Is it entering the realms of conspiracy theory to wonder who told those cameramen to gather at that exact spot? To ponder whose decision it was that RBS, alone out of all of the businesses in that part of the City, should leave its windows unboarded on April 1st? To question why those five or six window-breakers could not be isolated (they’re a long way away from the rest of the crowd already) and rounded up? Instead, the entire crowd was penned in with them, in a process known as “kettling”, and deprived food, water and toilet facilities for several long hours, as well as being assaulted by police if they attempted to leave the cordon.

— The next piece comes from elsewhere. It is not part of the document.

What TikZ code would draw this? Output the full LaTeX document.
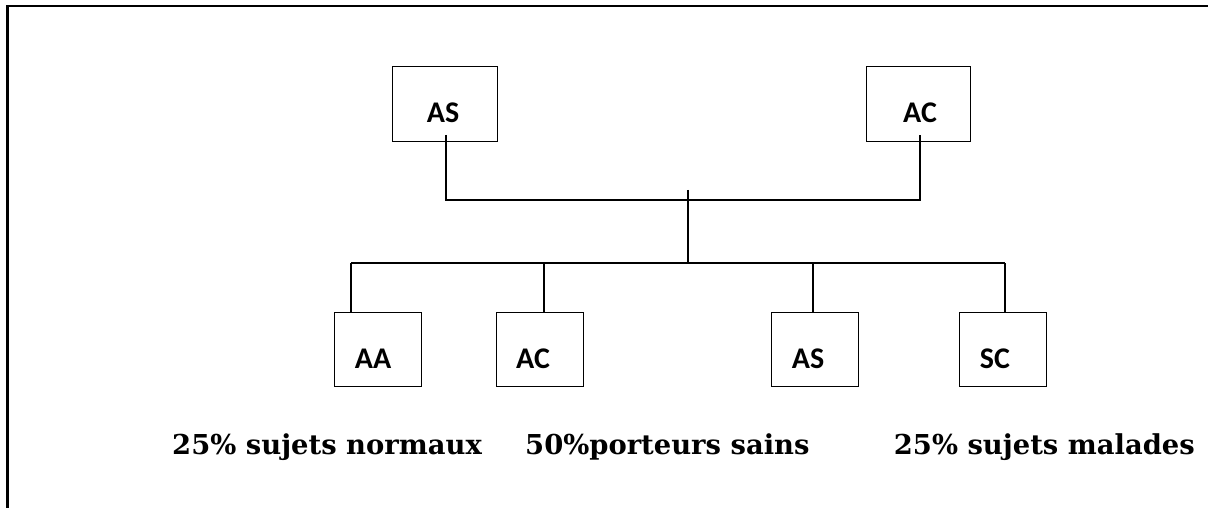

I have no illusions about the composition of these demonstrations. The only time I have attended them was at some of the early Stop the War demos, and I quickly became disillusioned due to the heavy presence of loudmouthed groups like the various Socialist factions, who seemed determined to dominate proceedings. On the day of the April 1st protests, I showed my support for the demonstrators by, er, going to the giant Westfield shopping centre on the other side of the city with a friend and buying stuff I didn’t need.

But even if I don’t agree with all of the sentiments of those protestors, I believe that they have a fundamental right to be heard. The nation is angry, and rightfully so, and we have a right to take to our streets – OUR streets, note, built and maintained with OUR money, for OUR benefit – and express that anger peacefully. The police, however, have chosen to try to clamp down on and discourage protest – keeping reasonable moderate people away by portraying peaceful protests as “riots”, and when the protesters don’t cooperate and riot as they’re meant to, the police create violent situations for the media to film and broadcast.

More than our right to protest, however, there is another right to consider. We have the right to walk through our streets without being assaulted and killed by the police force that we pay to protect us. We have the right, when a police officer commits a criminal act in broad daylight (or any other kind of light), for that act to be treated with seriousness, not covered up as our supposed protectors close ranks around the culprit. Innocent people should never have to be afraid of the police, and I fear that today, in my city, that assertion is crumbling.

The Metropolitan Police is a part of my city, an intrinsic, vital part of the functioning of this great urban landscape – but as each of these stories emerges, I find myself less and less sure who these people are actually serving. Where does “keeping us safe” end, and “keeping us in line” begin – and when did we cross that line?